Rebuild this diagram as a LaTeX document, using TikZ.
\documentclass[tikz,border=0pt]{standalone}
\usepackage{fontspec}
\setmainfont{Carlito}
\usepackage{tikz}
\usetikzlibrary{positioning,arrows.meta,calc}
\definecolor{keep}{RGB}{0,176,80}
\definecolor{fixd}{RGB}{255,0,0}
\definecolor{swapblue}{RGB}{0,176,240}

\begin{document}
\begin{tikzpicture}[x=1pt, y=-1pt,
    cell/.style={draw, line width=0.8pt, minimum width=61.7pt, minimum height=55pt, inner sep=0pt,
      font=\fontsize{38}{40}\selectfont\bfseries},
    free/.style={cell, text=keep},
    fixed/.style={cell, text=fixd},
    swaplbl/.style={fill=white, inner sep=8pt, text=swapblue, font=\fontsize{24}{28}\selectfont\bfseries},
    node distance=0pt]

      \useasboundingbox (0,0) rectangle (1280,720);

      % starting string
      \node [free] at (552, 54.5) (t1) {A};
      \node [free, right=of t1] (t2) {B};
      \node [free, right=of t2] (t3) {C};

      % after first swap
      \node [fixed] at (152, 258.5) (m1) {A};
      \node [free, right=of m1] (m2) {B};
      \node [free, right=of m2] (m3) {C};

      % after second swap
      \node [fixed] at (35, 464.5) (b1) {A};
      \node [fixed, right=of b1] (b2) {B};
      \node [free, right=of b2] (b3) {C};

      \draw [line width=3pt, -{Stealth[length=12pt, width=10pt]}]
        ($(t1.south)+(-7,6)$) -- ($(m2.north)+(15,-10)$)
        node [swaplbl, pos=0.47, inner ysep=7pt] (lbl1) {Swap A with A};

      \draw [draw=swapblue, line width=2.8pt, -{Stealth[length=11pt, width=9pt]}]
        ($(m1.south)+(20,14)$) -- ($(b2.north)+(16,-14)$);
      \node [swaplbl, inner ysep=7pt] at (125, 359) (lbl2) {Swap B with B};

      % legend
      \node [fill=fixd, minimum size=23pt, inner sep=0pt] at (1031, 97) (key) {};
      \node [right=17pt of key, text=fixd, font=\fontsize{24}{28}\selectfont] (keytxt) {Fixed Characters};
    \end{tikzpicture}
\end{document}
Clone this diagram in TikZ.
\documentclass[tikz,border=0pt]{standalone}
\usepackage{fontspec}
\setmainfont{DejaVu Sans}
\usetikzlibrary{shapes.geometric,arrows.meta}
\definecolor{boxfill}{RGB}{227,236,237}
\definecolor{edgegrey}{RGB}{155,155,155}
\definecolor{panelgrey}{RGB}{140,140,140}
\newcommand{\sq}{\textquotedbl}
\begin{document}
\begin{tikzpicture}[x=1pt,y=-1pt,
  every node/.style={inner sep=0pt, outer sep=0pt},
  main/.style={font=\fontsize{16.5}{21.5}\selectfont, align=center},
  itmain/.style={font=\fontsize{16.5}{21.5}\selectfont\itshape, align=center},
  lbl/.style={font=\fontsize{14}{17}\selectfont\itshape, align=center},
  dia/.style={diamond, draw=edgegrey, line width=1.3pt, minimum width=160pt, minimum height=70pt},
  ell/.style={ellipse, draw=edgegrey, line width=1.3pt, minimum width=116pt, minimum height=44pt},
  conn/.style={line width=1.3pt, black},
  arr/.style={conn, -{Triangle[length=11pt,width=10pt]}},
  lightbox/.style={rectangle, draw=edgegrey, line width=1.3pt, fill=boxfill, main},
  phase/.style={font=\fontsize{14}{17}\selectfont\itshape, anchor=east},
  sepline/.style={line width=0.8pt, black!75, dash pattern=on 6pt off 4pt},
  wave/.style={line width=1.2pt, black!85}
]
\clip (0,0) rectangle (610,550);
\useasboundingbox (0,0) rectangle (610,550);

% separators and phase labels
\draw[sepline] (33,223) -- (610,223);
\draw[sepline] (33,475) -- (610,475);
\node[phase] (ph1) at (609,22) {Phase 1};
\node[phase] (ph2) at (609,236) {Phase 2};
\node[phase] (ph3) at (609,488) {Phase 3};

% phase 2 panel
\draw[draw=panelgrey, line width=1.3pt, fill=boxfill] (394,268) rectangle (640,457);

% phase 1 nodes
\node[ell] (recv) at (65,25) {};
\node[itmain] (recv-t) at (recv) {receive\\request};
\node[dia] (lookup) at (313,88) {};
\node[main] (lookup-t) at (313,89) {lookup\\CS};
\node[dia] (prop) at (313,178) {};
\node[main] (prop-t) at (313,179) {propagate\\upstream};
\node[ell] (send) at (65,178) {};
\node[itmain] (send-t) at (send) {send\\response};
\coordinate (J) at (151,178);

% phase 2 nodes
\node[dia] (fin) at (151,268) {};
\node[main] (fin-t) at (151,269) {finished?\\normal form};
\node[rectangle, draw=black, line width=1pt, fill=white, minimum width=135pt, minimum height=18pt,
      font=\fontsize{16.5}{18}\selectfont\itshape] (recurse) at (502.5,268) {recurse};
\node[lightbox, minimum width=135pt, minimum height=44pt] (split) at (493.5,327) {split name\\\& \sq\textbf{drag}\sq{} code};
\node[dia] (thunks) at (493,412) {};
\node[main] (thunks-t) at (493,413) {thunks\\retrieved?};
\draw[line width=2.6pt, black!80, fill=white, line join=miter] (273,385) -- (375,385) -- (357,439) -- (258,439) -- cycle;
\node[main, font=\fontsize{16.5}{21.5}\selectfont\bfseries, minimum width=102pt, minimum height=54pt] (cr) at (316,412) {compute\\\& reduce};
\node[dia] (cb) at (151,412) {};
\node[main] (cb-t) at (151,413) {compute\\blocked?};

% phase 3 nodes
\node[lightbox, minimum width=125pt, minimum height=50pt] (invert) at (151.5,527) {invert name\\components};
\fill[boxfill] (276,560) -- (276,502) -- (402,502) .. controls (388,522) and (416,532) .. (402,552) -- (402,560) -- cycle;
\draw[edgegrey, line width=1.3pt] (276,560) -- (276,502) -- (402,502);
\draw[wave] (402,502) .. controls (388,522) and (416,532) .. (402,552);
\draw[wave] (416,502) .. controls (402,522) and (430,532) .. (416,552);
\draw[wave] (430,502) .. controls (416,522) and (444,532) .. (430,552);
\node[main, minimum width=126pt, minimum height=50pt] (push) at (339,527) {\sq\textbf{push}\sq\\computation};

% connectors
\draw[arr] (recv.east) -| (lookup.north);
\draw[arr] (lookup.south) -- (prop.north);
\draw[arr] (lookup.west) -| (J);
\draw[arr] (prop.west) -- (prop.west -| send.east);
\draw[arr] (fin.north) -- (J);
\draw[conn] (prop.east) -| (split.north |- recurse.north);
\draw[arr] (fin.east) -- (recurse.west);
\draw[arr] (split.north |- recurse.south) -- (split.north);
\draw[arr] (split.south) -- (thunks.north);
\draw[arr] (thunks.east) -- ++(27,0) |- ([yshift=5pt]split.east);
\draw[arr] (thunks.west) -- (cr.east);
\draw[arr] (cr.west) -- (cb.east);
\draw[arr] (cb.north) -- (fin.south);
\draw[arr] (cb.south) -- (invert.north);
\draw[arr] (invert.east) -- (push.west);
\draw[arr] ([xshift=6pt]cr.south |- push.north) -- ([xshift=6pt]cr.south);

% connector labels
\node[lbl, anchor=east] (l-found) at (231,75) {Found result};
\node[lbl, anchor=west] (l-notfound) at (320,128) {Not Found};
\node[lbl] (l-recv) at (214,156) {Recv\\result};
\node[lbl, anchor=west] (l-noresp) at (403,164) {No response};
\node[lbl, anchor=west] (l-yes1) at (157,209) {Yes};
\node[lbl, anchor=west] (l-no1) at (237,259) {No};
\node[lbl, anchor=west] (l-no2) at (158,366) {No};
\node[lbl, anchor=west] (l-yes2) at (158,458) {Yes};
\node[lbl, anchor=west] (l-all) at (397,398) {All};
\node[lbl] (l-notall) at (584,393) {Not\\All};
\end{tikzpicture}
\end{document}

#### Required work:
Among the entries above, how many lines hold the string "this"? Respond with nothing but the number.

#### Exercise response:
2